2.3.4 Error Properties of Gradual Underflow

Most of the time, floating-point results are rounded:

computed result = true result + round-off

One convenient measure of how large the round-off can be is called a unit in the last place, abbreviated ulp. The least significant bit of the fraction of a floating-point number in its standard representation is its last place. The value represented by this bit (e.g., the absolute difference between the two numbers whose representations are identical except for this bit) is a unit in the last place of that number. If the computed result is obtained by rounding the true result to the nearest representable number, then clearly the round-off error is no larger than half a unit in the last place of the computed result. In other words, in IEEE arithmetic with rounding mode to nearest, it will be the computed result of the following:

0 ≤ |round-off| ≤½ulp

Note that an ulp is a relative quantity. An ulp of a very large number is itself very large, while an ulp of a tiny number is itself tiny. This relationship can be made explicit by expressing an ulp as a function: ulp(x) denotes a unit in the last place of the floating-point number x.

Moreover, an ulp of a floating-point number depends on the precision to which that number is represented. For example, Table 2–12 shows the values of ulp(1) in each of the four floating-point formats described above:

Table 2-12  ulp(1) in Four Different Precisions

Precision Value single ulp(1) = 2^-23 ~ 1.192093e-07 double ulp(1) = 2^-52 ~ 2.220446e-16 double extended (x86) ulp(1) = 2^-63 ~ 1.084202e-19 quadruple ulp(1) = 2^-112 ~ 1.925930e-34

Recall that only a finite set of numbers can be exactly represented in any computer arithmetic. As the magnitudes of numbers get smaller and approach zero, the gap between neighboring representable numbers narrows. Conversely, as the magnitude of numbers gets larger, the gap between neighboring representable numbers widens.

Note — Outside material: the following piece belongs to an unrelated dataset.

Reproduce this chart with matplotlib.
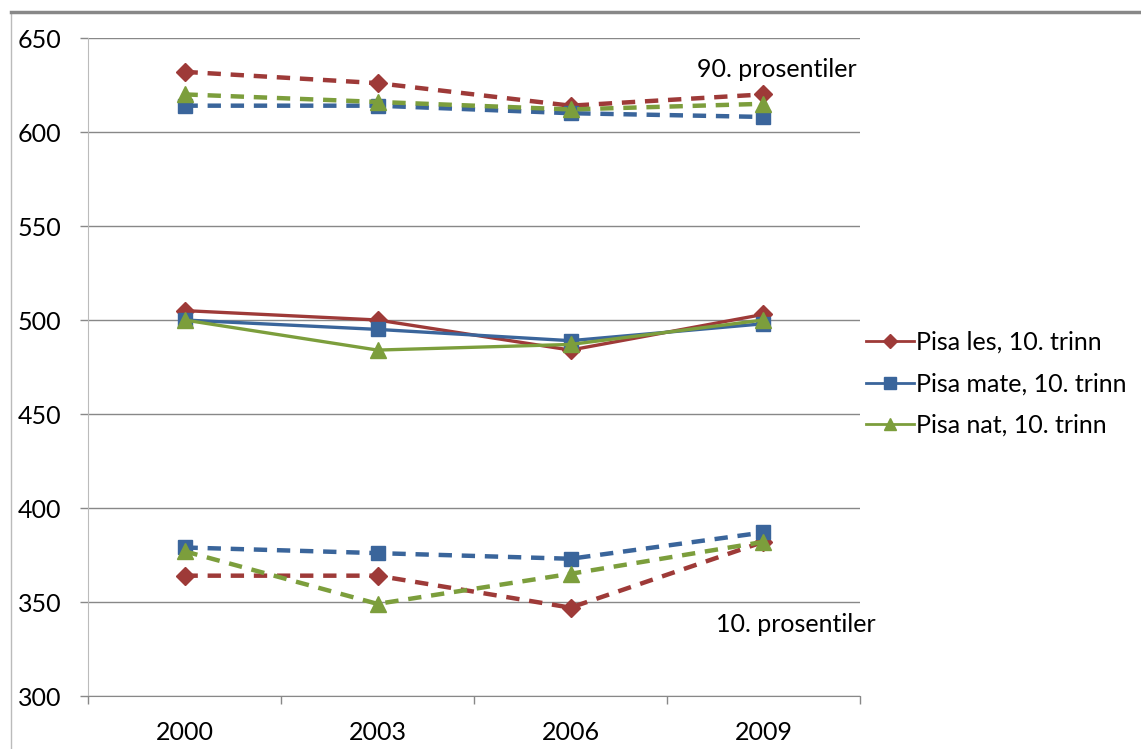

For example, imagine you are using a binary arithmetic that has only 3 bits of precision. Then, between any two powers of 2, there are 2³ = 8 representable numbers, as shown in the following figure.

Figure 2-6  Number Line

The number line shows how the gap between numbers doubles from one exponent to the next.

In the IEEE single format, the difference in magnitude between the two smallest positive subnormal numbers is approximately 10^{- 45}, whereas the difference in magnitude between the two largest finite numbers is approximately 10³¹!

In Table 2–13, nextafter(x,+∞) denotes the next representable number after x as you move along the number line towards +∞.

Table 2-13  Gaps Between Representable Single-Format Floating-Point Numbers

x nextafter(x, +•) Gap 0.0 1.4012985e–45 1.4012985e–45 1.1754944e–38 1.1754945e–38 1.4012985e–45 1.0 1.0000001 1.1920929e–07 2.0 2.0000002 2.3841858e–07 16.000000 16.000002 1.9073486e–06 128.00000 128.00002 1.5258789e–05 1.0000000e+20 1.0000001e+20 8.7960930e+12 9.9999997e+37 1.0000001e+38 1.0141205e+31

Any conventional set of representable floating-point numbers has the property that the worst effect of one inexact result is to introduce an error no worse than the distance to one of the representable neighbors of the computed result. When subnormal numbers are added to the representable set and gradual underflow is implemented, the worst effect of one inexact or underflowed result is to introduce an error no greater than the distance to one of the representable neighbors of the computed result.

In particular, in the region between zero and the smallest normal number, the distance between any two neighboring numbers equals the distance between zero and the smallest subnormal number. The presence of subnormal numbers eliminates the possibility of introducing a round-off error that is greater than the distance to the nearest representable number.

Because no calculation incurs round-off error greater than the distance to any of the representable neighbors of the computed result, many important properties of a robust arithmetic environment hold, including these three:

• x ≠ y if and only if x – y ≠ 0

• (x – y) + y ≈ x, to within a rounding error in the larger of x and y

• 1/(1/x) ≈ x, when x is a normalized number, implying 1/x ≠ 0 even for the largest normalized x

An alternative underflow scheme is abrupt underflow, which flushes underflow results to zero. Abrupt underflow violates the first and second properties whenever x – y underflows. Also, abrupt underflow violates the third property whenever 1/x underflows.

Let λ represent the smallest positive normalized number, which is also known as the underflow threshold. Then the error properties of gradual underflow and abrupt underflow can be compared in terms of λ.

gradual underflow: |error| < ½ulp in λ

abrupt underflow: |error| ≈ λ

There is a significant difference between half a unit in the last place of λ, and λ itself.